• Task description: Return the material word for word. Do not include the pictures.

• Dataset excerpt:

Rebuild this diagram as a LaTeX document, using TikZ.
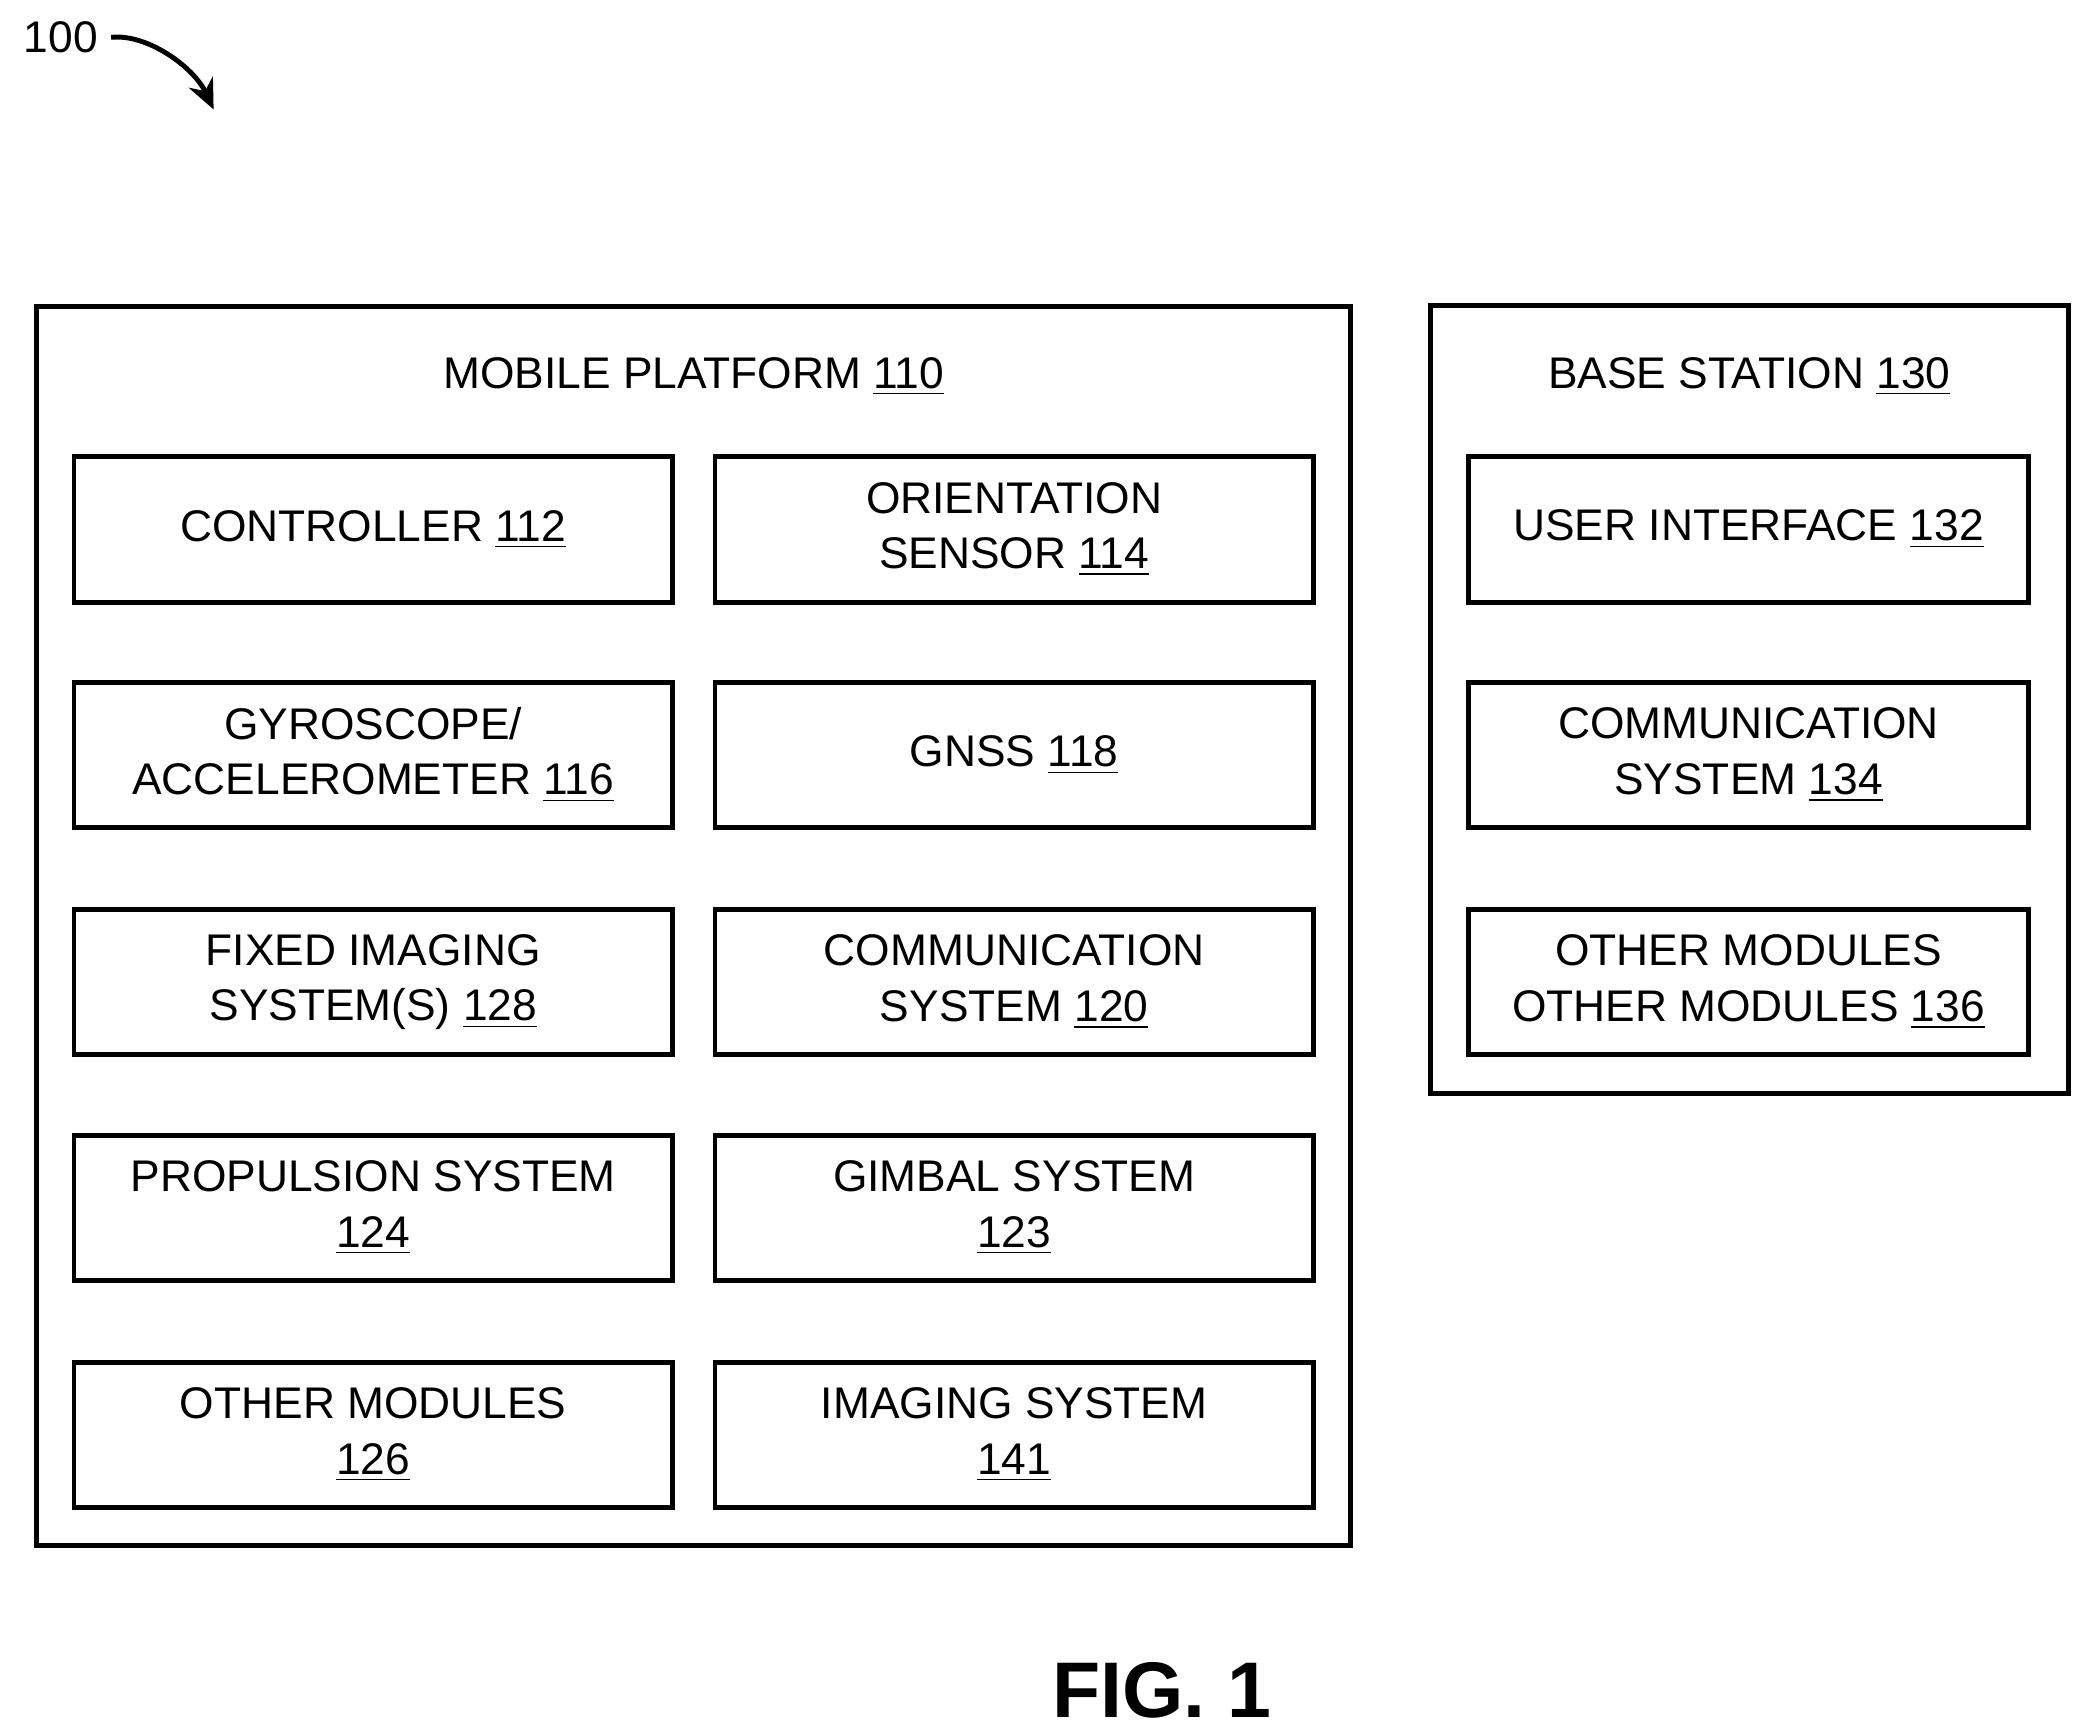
\documentclass[tikz,border=0pt]{standalone}
\usepackage{fontspec}
\setmainfont{Liberation Sans}
\usetikzlibrary{arrows.meta,positioning}
\tikzset{
  frame/.style={draw, line width=1.3pt},
  blk/.style={draw, line width=1.3pt, minimum width=5.6cm, minimum height=1.36cm, align=center, font=\fontsize{11.8}{14.8}\selectfont},
  bblk/.style={blk, minimum width=5.24cm},
  ttl/.style={font=\fontsize{11.8}{14.8}\selectfont},
}
\newcommand{\refnum}[1]{\underline{#1}}
\begin{document}
\begin{tikzpicture}[x=0.0125cm,y=-0.0125cm]
  \useasboundingbox (0,0) rectangle (1560,1298);
  %reference label
  \node[ttl, anchor=west] (num) at (8,28) {100};
  \coordinate (tip) at (160,82);
  \draw[line width=1.3pt, -{Stealth[length=8pt,width=7pt]}] (num.east) .. controls (110,25) and (145,50) .. (tip);
  %outer frames
  \node[frame, minimum width=12.3cm, minimum height=11.6cm] (mp) at (519.5,693.5) {};
  \node[frame, minimum width=5.97cm, minimum height=7.37cm] (bs) at (1310,524) {};
  \node[ttl] (mpt) at (519.5,282) {MOBILE PLATFORM \refnum{110}};
  \node[ttl] (bst) at (1310,282) {BASE STATION \refnum{130}};
  %mobile platform blocks
  \node[blk] (ctl) at (279.5,396.5) {CONTROLLER \refnum{112}};
  \node[blk] (ori) at (759.5,396.5) {ORIENTATION\\SENSOR \refnum{114}};
  \node[blk] (gyr) at (279.5,565.5) {GYROSCOPE/\\ACCELEROMETER \refnum{116}};
  \node[blk] (gns) at (759.5,565.5) {GNSS \refnum{118}};
  \node[blk] (fix) at (279.5,735.5) {FIXED IMAGING\\SYSTEM(S) \refnum{128}};
  \node[blk] (com) at (759.5,735.5) {COMMUNICATION\\SYSTEM \refnum{120}};
  \node[blk] (pro) at (279.5,904.5) {PROPULSION SYSTEM\\\refnum{124}};
  \node[blk] (gim) at (759.5,904.5) {GIMBAL SYSTEM\\\refnum{123}};
  \node[blk] (oth) at (279.5,1074.5) {OTHER MODULES\\\refnum{126}};
  \node[blk] (img) at (759.5,1074.5) {IMAGING SYSTEM\\\refnum{141}};
  %base station blocks
  \node[bblk] (ui) at (1309.5,396.5) {USER INTERFACE \refnum{132}};
  \node[bblk] (bcom) at (1309.5,565.5) {COMMUNICATION\\SYSTEM \refnum{134}};
  \node[bblk] (both) at (1309.5,735.5) {OTHER MODULES\\OTHER MODULES \refnum{136}};
  %caption
  \node[font=\fontsize{21}{24}\selectfont\bfseries] (fig) at (870,1266) {FIG. 1};
\end{tikzpicture}
\end{document}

• Solution for this exercise:
Rebuild this diagram as a LaTeX document, using TikZ.
\documentclass[tikz,border=0pt]{standalone}
\usepackage{fontspec}
\setmainfont{Liberation Sans}
\usetikzlibrary{arrows.meta,positioning}
\tikzset{
  frame/.style={draw, line width=1.3pt},
  blk/.style={draw, line width=1.3pt, minimum width=5.6cm, minimum height=1.36cm, align=center, font=\fontsize{11.8}{14.8}\selectfont},
  bblk/.style={blk, minimum width=5.24cm},
  ttl/.style={font=\fontsize{11.8}{14.8}\selectfont},
}
\newcommand{\refnum}[1]{\underline{#1}}
\begin{document}
\begin{tikzpicture}[x=0.0125cm,y=-0.0125cm]
  \useasboundingbox (0,0) rectangle (1560,1298);
  %reference label
  \node[ttl, anchor=west] (num) at (8,28) {100};
  \coordinate (tip) at (160,82);
  \draw[line width=1.3pt, -{Stealth[length=8pt,width=7pt]}] (num.east) .. controls (110,25) and (145,50) .. (tip);
  %outer frames
  \node[frame, minimum width=12.3cm, minimum height=11.6cm] (mp) at (519.5,693.5) {};
  \node[frame, minimum width=5.97cm, minimum height=7.37cm] (bs) at (1310,524) {};
  \node[ttl] (mpt) at (519.5,282) {MOBILE PLATFORM \refnum{110}};
  \node[ttl] (bst) at (1310,282) {BASE STATION \refnum{130}};
  %mobile platform blocks
  \node[blk] (ctl) at (279.5,396.5) {CONTROLLER \refnum{112}};
  \node[blk] (ori) at (759.5,396.5) {ORIENTATION\\SENSOR \refnum{114}};
  \node[blk] (gyr) at (279.5,565.5) {GYROSCOPE/\\ACCELEROMETER \refnum{116}};
  \node[blk] (gns) at (759.5,565.5) {GNSS \refnum{118}};
  \node[blk] (fix) at (279.5,735.5) {FIXED IMAGING\\SYSTEM(S) \refnum{128}};
  \node[blk] (com) at (759.5,735.5) {COMMUNICATION\\SYSTEM \refnum{120}};
  \node[blk] (pro) at (279.5,904.5) {PROPULSION SYSTEM\\\refnum{124}};
  \node[blk] (gim) at (759.5,904.5) {GIMBAL SYSTEM\\\refnum{123}};
  \node[blk] (oth) at (279.5,1074.5) {OTHER MODULES\\\refnum{126}};
  \node[blk] (img) at (759.5,1074.5) {IMAGING SYSTEM\\\refnum{141}};
  %base station blocks
  \node[bblk] (ui) at (1309.5,396.5) {USER INTERFACE \refnum{132}};
  \node[bblk] (bcom) at (1309.5,565.5) {COMMUNICATION\\SYSTEM \refnum{134}};
  \node[bblk] (both) at (1309.5,735.5) {OTHER MODULES\\OTHER MODULES \refnum{136}};
  %caption
  \node[font=\fontsize{21}{24}\selectfont\bfseries] (fig) at (870,1266) {FIG. 1};
\end{tikzpicture}
\end{document}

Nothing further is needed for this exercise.